• **WRITTEN PROBLEM**
Look at the data below and print exactly the lines from its first line through the line with "const yTicks = [0,40,80,120,160,200,240,280,320];"; the pictures stay out of the copy.

• **INFORMATION SHOWN**

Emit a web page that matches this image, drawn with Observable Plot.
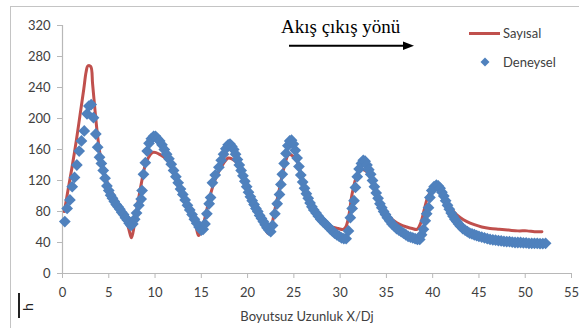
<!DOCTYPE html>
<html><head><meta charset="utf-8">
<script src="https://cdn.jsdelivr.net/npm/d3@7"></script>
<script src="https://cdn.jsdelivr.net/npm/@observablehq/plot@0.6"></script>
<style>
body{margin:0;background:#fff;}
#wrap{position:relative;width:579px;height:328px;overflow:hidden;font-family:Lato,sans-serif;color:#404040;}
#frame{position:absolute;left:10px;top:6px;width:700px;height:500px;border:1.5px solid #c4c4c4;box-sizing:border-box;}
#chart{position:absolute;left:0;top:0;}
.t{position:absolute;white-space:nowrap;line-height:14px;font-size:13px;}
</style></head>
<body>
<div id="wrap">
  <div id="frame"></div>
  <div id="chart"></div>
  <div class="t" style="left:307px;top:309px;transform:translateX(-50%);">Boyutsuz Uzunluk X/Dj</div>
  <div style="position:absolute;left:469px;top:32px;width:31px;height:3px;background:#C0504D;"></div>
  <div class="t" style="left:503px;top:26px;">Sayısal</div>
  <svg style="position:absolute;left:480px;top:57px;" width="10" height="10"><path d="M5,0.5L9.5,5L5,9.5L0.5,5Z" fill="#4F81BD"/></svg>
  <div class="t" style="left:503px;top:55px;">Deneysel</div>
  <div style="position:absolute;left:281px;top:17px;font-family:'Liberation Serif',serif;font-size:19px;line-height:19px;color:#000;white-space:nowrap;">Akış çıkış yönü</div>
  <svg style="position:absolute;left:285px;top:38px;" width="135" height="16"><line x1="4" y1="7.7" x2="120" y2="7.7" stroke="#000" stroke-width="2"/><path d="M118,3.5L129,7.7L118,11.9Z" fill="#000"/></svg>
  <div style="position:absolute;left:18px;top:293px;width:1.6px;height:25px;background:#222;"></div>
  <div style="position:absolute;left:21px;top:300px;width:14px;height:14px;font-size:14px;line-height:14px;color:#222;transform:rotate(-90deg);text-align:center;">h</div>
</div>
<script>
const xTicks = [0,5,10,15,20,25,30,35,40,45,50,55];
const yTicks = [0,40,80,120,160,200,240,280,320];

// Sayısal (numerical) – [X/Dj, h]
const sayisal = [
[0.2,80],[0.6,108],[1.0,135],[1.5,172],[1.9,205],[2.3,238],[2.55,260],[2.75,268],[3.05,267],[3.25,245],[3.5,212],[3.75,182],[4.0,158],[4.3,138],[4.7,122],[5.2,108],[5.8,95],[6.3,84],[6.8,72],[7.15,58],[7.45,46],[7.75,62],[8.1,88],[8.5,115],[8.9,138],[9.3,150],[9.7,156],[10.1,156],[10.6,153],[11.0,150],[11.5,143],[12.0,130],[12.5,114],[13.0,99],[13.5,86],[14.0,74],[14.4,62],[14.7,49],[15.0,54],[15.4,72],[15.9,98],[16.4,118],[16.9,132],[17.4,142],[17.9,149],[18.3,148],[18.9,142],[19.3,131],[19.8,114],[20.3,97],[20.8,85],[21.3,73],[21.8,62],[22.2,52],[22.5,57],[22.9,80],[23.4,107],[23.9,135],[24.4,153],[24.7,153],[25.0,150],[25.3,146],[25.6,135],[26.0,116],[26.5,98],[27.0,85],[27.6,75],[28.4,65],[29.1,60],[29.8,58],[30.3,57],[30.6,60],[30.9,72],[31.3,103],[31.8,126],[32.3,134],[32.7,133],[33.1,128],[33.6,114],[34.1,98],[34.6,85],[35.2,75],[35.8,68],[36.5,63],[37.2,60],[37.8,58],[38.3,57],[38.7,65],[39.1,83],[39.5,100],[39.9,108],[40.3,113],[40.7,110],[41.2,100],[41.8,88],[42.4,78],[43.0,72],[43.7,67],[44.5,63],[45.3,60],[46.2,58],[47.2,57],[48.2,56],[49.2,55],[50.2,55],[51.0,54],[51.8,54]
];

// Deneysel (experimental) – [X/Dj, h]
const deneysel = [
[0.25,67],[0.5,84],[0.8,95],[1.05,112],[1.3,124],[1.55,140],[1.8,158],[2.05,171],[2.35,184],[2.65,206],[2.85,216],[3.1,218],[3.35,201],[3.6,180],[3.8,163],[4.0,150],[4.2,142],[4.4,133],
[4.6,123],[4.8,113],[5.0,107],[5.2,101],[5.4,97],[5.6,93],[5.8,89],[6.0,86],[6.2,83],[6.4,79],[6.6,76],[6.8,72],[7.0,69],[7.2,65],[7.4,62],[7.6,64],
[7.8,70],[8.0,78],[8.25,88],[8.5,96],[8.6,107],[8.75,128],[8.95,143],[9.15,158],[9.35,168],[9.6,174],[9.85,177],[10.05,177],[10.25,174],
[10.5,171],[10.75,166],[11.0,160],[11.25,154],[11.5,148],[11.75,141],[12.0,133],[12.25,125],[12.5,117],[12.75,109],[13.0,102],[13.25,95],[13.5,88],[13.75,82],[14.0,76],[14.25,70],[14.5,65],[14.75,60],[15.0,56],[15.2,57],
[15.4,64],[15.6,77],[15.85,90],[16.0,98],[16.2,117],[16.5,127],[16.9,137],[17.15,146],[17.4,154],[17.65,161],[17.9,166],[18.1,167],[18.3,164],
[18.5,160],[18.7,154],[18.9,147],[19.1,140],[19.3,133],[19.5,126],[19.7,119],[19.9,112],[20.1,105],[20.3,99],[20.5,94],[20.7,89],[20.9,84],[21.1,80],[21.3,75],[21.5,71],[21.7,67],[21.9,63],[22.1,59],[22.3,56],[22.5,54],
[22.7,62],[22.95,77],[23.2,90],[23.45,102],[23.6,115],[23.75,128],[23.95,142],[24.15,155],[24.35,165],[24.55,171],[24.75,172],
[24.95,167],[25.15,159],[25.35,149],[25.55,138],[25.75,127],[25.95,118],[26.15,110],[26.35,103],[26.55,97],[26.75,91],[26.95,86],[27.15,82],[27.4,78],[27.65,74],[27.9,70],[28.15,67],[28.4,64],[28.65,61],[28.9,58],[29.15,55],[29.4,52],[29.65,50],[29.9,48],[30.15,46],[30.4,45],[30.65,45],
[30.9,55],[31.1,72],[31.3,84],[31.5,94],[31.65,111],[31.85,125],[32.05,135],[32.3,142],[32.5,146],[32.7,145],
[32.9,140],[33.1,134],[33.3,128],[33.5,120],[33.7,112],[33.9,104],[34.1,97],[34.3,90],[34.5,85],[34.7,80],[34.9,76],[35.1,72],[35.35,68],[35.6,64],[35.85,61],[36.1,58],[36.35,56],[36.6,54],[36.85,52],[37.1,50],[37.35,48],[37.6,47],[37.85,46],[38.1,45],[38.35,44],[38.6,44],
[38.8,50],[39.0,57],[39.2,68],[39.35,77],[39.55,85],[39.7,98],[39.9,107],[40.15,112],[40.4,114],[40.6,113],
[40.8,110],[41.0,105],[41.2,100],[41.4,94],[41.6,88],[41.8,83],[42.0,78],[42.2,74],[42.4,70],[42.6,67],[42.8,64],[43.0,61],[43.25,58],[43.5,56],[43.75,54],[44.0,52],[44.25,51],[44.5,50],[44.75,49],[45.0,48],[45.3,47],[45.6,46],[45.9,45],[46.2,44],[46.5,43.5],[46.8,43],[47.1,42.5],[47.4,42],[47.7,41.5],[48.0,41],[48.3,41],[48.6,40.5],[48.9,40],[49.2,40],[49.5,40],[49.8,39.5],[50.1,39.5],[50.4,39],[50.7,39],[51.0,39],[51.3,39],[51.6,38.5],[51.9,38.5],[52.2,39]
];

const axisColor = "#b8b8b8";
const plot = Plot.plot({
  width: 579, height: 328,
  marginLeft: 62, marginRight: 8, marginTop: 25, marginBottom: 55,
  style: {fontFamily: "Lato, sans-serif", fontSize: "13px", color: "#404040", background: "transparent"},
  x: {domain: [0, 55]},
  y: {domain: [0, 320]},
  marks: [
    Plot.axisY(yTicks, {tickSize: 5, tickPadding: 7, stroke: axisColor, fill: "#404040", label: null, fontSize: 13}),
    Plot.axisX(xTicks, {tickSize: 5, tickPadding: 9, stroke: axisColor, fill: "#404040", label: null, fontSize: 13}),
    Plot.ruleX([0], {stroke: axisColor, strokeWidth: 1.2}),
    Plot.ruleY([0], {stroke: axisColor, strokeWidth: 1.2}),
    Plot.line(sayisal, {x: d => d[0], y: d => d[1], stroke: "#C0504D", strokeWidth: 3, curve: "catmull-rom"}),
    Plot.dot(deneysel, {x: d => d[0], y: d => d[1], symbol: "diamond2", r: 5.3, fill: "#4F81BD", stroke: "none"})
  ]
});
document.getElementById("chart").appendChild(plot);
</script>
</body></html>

• **SOLUTION TO THIS EXERCISE**
Emit a web page that matches this image, drawn with Observable Plot.
<!DOCTYPE html>
<html><head><meta charset="utf-8">
<script src="https://cdn.jsdelivr.net/npm/d3@7"></script>
<script src="https://cdn.jsdelivr.net/npm/@observablehq/plot@0.6"></script>
<style>
body{margin:0;background:#fff;}
#wrap{position:relative;width:579px;height:328px;overflow:hidden;font-family:Lato,sans-serif;color:#404040;}
#frame{position:absolute;left:10px;top:6px;width:700px;height:500px;border:1.5px solid #c4c4c4;box-sizing:border-box;}
#chart{position:absolute;left:0;top:0;}
.t{position:absolute;white-space:nowrap;line-height:14px;font-size:13px;}
</style></head>
<body>
<div id="wrap">
  <div id="frame"></div>
  <div id="chart"></div>
  <div class="t" style="left:307px;top:309px;transform:translateX(-50%);">Boyutsuz Uzunluk X/Dj</div>
  <div style="position:absolute;left:469px;top:32px;width:31px;height:3px;background:#C0504D;"></div>
  <div class="t" style="left:503px;top:26px;">Sayısal</div>
  <svg style="position:absolute;left:480px;top:57px;" width="10" height="10"><path d="M5,0.5L9.5,5L5,9.5L0.5,5Z" fill="#4F81BD"/></svg>
  <div class="t" style="left:503px;top:55px;">Deneysel</div>
  <div style="position:absolute;left:281px;top:17px;font-family:'Liberation Serif',serif;font-size:19px;line-height:19px;color:#000;white-space:nowrap;">Akış çıkış yönü</div>
  <svg style="position:absolute;left:285px;top:38px;" width="135" height="16"><line x1="4" y1="7.7" x2="120" y2="7.7" stroke="#000" stroke-width="2"/><path d="M118,3.5L129,7.7L118,11.9Z" fill="#000"/></svg>
  <div style="position:absolute;left:18px;top:293px;width:1.6px;height:25px;background:#222;"></div>
  <div style="position:absolute;left:21px;top:300px;width:14px;height:14px;font-size:14px;line-height:14px;color:#222;transform:rotate(-90deg);text-align:center;">h</div>
</div>
<script>
const xTicks = [0,5,10,15,20,25,30,35,40,45,50,55];
const yTicks = [0,40,80,120,160,200,240,280,320];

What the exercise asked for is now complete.